> **TASK OBJECTIVE**
Go through the records below from the first line and print each one exactly, stopping after the line that contains "0.2, 0.25, 0.2];". Do not print pictures or anything past that line.

── TASK DATA

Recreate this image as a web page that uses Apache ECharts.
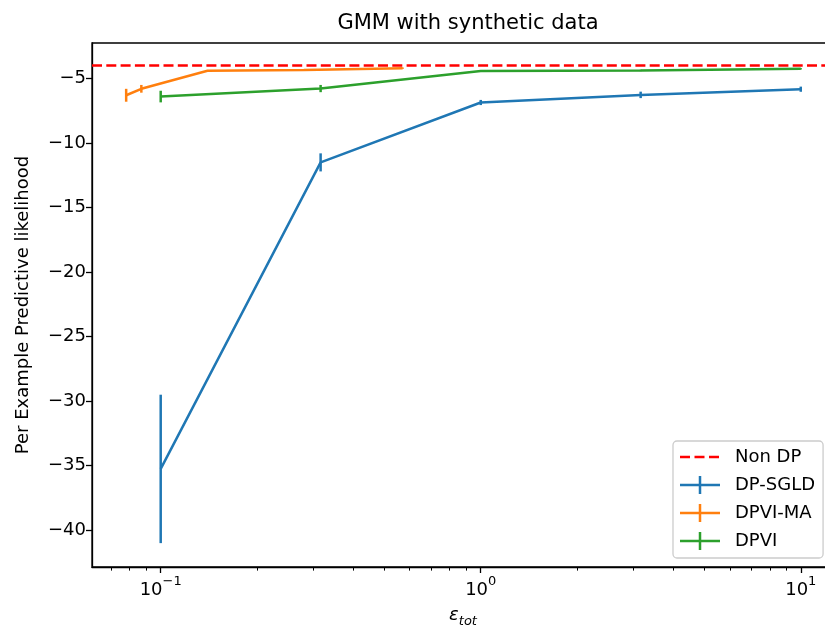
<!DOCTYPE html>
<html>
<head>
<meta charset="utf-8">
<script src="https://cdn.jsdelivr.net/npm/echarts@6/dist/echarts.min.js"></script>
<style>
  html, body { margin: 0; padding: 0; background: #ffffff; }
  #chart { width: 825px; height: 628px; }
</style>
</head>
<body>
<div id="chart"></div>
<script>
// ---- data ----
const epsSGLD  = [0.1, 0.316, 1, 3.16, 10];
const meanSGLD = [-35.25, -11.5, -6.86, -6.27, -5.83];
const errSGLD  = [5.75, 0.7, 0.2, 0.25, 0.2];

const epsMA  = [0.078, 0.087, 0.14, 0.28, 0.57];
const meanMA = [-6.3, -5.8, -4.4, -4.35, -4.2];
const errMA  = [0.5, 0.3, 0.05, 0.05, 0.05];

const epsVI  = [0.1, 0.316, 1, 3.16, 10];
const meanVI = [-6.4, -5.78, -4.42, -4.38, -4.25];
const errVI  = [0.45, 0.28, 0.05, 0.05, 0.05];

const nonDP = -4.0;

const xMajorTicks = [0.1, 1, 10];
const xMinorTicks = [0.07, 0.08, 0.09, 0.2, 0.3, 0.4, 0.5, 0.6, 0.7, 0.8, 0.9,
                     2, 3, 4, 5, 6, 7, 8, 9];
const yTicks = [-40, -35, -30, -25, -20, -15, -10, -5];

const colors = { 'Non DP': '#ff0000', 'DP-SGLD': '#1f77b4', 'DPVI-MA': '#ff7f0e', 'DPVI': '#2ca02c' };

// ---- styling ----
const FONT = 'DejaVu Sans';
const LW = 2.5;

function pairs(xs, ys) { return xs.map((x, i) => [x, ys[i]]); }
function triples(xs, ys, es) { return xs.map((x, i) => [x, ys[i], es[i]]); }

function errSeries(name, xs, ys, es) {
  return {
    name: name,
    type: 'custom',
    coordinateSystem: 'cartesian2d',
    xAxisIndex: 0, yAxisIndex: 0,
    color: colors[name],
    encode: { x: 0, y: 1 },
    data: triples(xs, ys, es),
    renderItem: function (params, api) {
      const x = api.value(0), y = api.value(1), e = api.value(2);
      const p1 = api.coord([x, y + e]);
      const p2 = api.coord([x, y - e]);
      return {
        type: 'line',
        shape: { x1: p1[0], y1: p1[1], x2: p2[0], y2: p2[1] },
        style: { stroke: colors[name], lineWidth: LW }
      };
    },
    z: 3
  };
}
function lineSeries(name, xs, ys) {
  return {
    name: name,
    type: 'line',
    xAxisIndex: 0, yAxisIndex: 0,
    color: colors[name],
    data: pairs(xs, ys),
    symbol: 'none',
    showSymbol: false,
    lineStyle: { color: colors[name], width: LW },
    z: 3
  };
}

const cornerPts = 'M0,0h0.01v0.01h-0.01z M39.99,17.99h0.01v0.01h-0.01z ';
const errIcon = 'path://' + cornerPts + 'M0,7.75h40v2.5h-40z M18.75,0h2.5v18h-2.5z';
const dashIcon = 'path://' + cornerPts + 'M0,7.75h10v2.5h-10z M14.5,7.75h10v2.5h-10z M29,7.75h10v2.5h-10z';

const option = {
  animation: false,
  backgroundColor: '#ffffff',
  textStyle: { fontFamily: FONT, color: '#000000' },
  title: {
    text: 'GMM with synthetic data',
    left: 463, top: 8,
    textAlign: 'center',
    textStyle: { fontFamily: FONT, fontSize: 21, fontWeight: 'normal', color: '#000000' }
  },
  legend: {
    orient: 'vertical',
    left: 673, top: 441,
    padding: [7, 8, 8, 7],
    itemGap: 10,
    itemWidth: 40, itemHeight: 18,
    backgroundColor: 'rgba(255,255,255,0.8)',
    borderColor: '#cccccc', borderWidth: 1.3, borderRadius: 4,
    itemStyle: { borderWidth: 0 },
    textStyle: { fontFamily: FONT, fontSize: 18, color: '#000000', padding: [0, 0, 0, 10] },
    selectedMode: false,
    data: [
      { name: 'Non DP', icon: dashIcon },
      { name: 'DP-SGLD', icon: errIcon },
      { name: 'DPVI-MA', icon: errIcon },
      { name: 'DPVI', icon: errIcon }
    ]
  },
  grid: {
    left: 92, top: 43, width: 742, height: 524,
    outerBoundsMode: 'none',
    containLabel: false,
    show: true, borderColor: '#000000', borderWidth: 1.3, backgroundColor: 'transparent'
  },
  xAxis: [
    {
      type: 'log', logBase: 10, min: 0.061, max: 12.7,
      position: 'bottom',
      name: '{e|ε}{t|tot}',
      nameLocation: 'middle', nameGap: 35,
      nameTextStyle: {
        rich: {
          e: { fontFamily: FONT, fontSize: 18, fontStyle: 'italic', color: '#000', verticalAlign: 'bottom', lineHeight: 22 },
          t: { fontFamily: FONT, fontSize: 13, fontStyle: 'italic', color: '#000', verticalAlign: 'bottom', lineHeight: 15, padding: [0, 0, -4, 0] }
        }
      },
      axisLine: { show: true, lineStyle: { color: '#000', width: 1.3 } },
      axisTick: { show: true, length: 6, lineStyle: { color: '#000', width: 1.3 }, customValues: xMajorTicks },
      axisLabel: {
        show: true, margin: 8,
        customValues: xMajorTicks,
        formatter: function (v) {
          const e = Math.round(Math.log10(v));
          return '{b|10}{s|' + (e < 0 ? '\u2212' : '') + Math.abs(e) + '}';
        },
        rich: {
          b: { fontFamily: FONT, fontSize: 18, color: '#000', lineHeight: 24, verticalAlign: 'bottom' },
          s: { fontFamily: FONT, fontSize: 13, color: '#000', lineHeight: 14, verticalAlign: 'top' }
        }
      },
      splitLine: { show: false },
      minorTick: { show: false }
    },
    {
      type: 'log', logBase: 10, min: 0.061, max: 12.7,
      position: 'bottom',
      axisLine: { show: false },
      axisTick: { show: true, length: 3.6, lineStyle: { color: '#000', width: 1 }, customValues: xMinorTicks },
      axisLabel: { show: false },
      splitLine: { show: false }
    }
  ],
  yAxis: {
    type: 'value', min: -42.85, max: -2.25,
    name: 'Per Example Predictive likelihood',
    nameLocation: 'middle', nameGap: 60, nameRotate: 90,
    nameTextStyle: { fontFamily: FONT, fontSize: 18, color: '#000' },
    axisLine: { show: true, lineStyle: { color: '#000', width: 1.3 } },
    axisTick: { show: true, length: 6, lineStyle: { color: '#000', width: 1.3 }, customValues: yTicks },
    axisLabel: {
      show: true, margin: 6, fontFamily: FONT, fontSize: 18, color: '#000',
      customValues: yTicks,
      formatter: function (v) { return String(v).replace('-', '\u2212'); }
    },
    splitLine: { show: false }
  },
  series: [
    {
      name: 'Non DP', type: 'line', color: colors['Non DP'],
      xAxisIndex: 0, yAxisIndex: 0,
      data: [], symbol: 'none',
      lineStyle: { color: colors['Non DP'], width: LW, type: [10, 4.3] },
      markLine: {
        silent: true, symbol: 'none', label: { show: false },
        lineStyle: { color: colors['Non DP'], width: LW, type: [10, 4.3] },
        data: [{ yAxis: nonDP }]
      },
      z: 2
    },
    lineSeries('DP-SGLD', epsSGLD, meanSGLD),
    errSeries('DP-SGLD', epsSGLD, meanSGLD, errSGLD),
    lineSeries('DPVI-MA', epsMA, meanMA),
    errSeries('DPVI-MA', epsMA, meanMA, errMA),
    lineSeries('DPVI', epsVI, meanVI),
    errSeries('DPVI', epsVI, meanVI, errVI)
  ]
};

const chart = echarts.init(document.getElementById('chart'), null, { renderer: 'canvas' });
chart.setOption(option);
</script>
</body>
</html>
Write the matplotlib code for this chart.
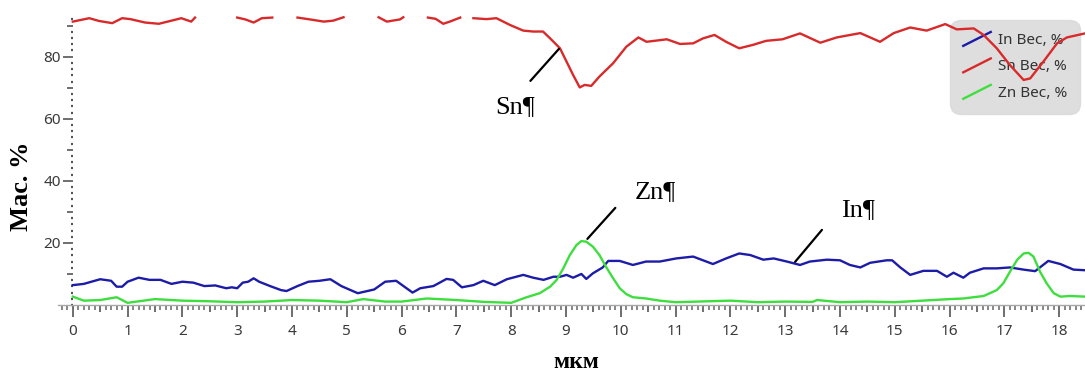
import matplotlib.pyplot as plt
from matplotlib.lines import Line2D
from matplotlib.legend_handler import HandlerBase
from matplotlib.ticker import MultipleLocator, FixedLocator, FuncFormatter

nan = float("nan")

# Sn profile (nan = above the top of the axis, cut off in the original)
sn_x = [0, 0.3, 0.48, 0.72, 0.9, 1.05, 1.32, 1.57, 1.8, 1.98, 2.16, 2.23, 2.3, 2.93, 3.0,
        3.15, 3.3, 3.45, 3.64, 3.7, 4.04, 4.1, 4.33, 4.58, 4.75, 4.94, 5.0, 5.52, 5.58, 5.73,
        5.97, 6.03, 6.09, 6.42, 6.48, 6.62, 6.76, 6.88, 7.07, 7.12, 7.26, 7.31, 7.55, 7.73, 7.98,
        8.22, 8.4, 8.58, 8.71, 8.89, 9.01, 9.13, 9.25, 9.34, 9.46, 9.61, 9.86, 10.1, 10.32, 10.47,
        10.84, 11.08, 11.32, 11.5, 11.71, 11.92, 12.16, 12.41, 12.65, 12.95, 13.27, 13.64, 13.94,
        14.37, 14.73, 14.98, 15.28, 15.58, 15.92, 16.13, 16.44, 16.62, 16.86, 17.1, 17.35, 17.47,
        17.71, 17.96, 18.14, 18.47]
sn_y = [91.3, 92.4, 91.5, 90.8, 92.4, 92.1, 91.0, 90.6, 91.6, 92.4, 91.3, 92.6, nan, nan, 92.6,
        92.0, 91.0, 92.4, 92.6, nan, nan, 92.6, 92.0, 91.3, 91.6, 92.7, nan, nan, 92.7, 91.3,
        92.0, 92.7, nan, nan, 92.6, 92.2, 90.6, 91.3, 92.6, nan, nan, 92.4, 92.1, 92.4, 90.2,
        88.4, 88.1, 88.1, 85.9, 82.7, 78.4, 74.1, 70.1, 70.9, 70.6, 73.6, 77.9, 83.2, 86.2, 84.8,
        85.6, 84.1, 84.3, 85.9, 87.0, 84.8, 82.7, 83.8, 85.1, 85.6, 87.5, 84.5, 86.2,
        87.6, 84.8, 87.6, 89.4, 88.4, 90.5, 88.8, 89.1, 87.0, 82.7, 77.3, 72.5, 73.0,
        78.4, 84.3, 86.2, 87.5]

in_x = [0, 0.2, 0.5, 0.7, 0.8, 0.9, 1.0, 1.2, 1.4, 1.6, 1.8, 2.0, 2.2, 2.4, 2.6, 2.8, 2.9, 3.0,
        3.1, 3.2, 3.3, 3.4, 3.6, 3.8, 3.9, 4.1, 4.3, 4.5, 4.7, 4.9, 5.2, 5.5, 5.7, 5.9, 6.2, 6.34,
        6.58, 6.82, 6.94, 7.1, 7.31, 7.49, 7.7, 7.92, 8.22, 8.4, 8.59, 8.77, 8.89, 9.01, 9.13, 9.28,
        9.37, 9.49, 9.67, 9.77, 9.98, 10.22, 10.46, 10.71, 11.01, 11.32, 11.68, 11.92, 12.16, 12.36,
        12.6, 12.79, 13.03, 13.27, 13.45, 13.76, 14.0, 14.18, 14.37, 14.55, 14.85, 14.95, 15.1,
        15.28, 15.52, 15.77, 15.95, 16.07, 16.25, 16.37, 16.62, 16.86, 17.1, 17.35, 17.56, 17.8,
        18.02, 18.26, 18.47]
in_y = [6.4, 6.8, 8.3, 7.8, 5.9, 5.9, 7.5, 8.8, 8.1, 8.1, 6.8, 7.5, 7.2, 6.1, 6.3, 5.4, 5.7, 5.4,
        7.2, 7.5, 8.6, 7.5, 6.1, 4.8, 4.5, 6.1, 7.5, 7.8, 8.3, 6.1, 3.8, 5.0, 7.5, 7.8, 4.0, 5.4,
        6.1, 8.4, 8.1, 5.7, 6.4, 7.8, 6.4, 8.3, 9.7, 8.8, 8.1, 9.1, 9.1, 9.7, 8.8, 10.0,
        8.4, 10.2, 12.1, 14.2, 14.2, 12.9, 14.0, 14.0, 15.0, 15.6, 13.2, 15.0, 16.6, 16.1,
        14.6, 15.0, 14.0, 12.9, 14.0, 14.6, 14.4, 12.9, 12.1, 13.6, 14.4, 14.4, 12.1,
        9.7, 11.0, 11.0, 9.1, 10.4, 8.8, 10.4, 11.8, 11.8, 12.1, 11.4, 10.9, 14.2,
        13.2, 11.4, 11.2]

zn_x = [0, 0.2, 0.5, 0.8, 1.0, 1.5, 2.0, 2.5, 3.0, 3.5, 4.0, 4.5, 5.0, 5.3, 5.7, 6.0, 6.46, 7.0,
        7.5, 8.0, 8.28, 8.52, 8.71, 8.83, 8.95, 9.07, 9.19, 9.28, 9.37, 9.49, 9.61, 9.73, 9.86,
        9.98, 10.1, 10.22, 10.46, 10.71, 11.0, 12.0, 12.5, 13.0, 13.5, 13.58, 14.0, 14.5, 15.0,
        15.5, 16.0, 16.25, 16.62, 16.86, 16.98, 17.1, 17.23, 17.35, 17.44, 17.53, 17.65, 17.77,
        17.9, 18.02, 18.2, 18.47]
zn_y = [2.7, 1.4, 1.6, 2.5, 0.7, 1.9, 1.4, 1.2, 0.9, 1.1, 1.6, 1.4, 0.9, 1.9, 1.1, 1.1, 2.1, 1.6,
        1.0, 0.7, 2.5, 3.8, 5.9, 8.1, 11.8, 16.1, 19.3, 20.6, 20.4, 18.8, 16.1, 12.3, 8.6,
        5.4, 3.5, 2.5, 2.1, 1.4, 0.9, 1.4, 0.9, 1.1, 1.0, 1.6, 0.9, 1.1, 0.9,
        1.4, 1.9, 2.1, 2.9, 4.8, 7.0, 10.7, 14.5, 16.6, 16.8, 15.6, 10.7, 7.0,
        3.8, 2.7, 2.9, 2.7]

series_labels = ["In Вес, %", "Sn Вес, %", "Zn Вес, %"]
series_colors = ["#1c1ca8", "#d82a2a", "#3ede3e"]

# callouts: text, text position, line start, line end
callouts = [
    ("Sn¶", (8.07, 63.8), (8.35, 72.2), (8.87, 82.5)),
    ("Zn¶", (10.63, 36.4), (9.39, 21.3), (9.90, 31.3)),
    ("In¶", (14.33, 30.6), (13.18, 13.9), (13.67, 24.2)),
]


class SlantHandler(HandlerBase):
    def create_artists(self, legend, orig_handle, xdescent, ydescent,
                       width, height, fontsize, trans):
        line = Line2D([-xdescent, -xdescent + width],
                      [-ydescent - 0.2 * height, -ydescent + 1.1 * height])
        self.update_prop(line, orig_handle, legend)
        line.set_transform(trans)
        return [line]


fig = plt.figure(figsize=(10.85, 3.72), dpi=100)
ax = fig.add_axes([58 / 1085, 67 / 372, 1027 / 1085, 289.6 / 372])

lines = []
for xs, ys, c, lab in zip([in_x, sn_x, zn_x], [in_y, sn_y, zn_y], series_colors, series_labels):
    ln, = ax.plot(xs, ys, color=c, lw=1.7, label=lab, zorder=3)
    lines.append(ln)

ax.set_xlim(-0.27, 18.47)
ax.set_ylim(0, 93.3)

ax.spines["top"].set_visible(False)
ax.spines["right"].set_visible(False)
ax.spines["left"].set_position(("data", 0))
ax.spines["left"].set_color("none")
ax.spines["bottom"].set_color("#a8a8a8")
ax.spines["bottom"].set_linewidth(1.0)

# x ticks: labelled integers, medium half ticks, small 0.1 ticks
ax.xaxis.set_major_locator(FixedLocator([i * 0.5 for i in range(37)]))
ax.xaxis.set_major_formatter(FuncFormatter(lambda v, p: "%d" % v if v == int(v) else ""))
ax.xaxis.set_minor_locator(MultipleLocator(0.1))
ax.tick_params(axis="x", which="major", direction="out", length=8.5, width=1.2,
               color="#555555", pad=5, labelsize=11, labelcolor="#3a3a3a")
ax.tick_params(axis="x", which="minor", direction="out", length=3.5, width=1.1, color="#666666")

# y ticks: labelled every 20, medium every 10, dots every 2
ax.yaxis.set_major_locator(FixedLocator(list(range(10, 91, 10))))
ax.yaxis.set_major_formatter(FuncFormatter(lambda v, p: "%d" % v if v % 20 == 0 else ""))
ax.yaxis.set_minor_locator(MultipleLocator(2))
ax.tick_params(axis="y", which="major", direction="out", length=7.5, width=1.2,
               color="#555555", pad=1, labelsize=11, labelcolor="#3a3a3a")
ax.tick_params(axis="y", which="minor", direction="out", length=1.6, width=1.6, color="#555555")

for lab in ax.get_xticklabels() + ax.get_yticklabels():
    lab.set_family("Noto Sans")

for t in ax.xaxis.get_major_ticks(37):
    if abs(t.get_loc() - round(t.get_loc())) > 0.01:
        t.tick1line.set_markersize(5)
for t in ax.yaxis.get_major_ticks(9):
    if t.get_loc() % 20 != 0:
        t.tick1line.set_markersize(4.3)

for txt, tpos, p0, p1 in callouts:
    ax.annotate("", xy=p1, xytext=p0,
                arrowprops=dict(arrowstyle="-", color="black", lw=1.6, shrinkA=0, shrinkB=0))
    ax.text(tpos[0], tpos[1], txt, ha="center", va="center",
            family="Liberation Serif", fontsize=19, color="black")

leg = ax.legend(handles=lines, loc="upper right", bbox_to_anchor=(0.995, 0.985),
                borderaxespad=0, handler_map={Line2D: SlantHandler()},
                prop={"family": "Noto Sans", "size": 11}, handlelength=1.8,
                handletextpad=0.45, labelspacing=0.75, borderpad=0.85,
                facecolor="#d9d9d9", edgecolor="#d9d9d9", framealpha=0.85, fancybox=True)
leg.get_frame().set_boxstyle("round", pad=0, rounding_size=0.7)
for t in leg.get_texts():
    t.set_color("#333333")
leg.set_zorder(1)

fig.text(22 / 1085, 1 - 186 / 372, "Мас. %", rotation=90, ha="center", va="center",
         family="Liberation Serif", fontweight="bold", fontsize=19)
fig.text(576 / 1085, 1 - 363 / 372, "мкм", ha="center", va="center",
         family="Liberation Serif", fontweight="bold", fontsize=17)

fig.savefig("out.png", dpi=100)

────

> **RESULT**
Recreate this image as a web page that uses Apache ECharts.
<!DOCTYPE html>
<html>
<head>
<meta charset="utf-8">
<script src="https://cdn.jsdelivr.net/npm/echarts@6/dist/echarts.min.js"></script>
<style>
  html, body { margin: 0; padding: 0; background: #ffffff; }
  #chart { width: 825px; height: 628px; }
</style>
</head>
<body>
<div id="chart"></div>
<script>
// ---- data ----
const epsSGLD  = [0.1, 0.316, 1, 3.16, 10];
const meanSGLD = [-35.25, -11.5, -6.86, -6.27, -5.83];
const errSGLD  = [5.75, 0.7, 0.2, 0.25, 0.2];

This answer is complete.